» STATED TASK
Seek out every line containing the word "this", and copy each.

» TASK MATERIAL

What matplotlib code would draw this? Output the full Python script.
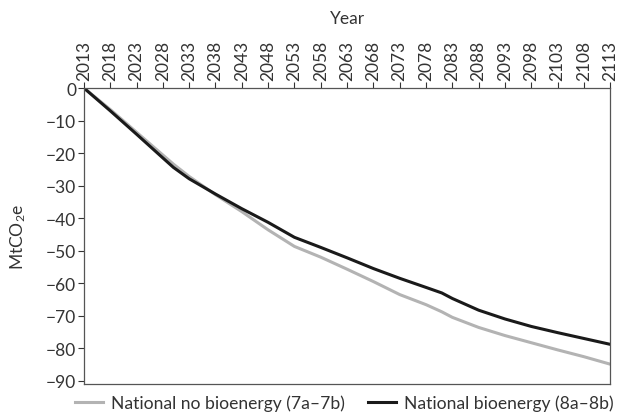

---

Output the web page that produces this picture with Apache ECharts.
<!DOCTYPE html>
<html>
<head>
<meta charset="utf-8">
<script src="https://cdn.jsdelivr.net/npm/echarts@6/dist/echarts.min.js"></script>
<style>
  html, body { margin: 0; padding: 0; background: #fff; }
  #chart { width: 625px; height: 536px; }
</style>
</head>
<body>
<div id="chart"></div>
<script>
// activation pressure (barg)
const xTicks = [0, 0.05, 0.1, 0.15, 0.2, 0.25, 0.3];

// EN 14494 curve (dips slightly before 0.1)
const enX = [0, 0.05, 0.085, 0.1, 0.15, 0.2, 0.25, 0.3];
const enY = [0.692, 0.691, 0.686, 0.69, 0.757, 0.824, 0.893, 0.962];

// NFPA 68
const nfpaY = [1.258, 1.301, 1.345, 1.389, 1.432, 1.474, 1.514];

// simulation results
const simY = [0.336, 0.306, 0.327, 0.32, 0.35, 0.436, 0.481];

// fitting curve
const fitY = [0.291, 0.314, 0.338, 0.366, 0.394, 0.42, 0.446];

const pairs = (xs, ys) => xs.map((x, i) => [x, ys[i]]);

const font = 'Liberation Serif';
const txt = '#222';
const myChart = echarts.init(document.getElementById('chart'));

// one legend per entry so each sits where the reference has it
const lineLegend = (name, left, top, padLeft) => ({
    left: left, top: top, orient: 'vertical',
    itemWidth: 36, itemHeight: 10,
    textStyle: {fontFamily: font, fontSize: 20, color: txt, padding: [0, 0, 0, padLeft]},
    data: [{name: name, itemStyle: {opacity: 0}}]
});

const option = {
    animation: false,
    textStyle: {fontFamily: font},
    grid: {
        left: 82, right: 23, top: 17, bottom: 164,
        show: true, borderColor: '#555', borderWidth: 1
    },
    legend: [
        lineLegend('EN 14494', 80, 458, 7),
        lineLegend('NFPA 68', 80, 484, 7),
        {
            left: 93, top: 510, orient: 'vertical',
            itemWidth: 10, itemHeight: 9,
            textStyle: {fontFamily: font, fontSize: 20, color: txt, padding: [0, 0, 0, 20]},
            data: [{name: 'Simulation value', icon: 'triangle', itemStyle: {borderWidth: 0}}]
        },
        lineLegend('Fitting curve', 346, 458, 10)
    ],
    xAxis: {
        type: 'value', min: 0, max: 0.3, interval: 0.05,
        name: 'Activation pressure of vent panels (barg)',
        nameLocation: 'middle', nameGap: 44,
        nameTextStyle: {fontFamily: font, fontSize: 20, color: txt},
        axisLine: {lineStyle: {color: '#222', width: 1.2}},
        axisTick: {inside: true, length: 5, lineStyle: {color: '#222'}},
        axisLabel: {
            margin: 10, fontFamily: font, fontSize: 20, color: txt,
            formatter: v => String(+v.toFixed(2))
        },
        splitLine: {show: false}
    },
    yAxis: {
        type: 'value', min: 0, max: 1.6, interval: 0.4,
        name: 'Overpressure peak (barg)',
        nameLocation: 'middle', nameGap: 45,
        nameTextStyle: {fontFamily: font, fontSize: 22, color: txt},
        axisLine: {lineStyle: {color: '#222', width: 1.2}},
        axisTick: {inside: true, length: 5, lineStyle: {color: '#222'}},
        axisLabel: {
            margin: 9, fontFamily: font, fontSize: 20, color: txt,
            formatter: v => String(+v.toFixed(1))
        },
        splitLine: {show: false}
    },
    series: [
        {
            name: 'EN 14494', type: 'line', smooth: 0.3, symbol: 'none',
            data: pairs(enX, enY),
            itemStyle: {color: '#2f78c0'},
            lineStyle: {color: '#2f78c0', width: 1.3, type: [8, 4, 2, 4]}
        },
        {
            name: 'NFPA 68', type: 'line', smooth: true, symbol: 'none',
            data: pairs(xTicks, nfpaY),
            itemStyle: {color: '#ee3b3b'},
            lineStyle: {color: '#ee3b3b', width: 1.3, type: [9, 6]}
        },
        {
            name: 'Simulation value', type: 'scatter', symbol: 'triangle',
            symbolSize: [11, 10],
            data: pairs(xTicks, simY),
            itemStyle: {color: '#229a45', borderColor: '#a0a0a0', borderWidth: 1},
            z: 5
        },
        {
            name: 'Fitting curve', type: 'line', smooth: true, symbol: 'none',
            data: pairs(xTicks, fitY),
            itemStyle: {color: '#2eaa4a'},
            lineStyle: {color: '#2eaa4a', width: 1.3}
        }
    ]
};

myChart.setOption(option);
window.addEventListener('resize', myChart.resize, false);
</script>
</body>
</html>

» PROBLEM SOLUTION
What matplotlib code would draw this? Output the full Python script.
Output the web page that produces this picture with Apache ECharts.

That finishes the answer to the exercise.